If the box is locked up so badly that a power cycle is required, how do you expect it to respond to a remote restart command?


----------



## TonyD79 (Jan 4, 2002)

lpwcomp said:


> If the box is locked up so badly that a power cycle is required, how do you expect it to respond to a remote restart command?


"but, still can connect via the Tivo iOS app" is in the OP.

I haven't seen that on my Tivo yet but I have seen that on the Fios DVR and once on my old DirecTV Genie.


----------



## lpwcomp (May 6, 2002)

TonyD79 said:


> "but, still can connect via the Tivo iOS app" is in the OP.
> 
> I haven't seen that on my Tivo yet but I have seen that on the Fios DVR and once on my old DirecTV Genie.


What does "lock(ed) up" but "still can connect to the iOS app" mean? If it is still responding to remote commands, how is it locked up?


----------



## leitzsout (Feb 13, 2013)

Understand the confusion about locked up yet still able to respond to iOS app commands. Maybe it can't; but, when its "locked", I can still connect to it via the app. I lose connection to my mini and find that its stuck in waking up mode when I go to the box directly. Doesn't make sense to me either.


----------



## lpwcomp (May 6, 2002)

leitzsout said:


> Understand the confusion about locked up yet still able to respond to iOS app commands. Maybe it can't; but, when its "locked", I can still connect to it via the app. I lose connection to my mini and find that its stuck in waking up mode when I go to the box directly. Doesn't make sense to me either.


I'm actually seeking clarification of what you mean by "I can still connect to it via the app". A lot* of what you see in the app is coming from the TiVo servers, not directly from the TiVo.

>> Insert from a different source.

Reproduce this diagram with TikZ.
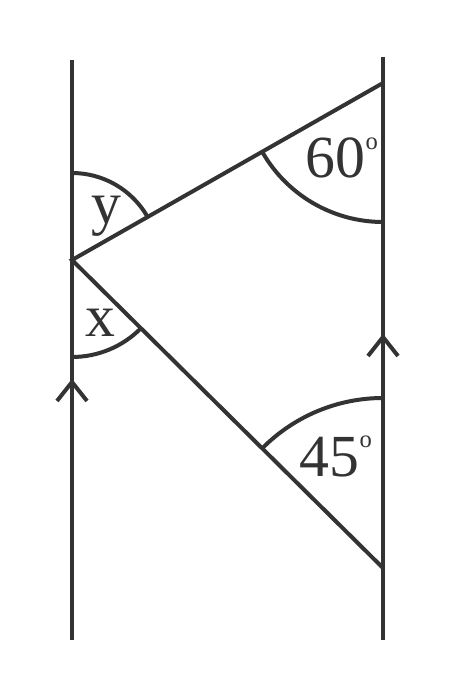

* If you're not on the same network "a lot"= "all".


----------



## Blakeintosh (Sep 8, 2014)

There are times when the built-in Stream stops responding in my Roamio Pro when I'm out of the house. The solution that works for me is a Slingbox, so I can actually do a soft TiVo restart from the Menu. Plus, you get the added benefit of a much more reliable Slingbox stream outside of the house.


----------



## MHunter1 (Oct 11, 2007)

The pyTivo app has a remote reboot command but I'm not sure if it works while the DVR is in an unresponsive state. Holding the Video Format button on my Premiere XL4's front panel for about 20 seconds reboots it which is more convenient than pulling the plug, but it seems a lot of curious little fingers liked holding that button so it was omitted from Roamio and later models.


----------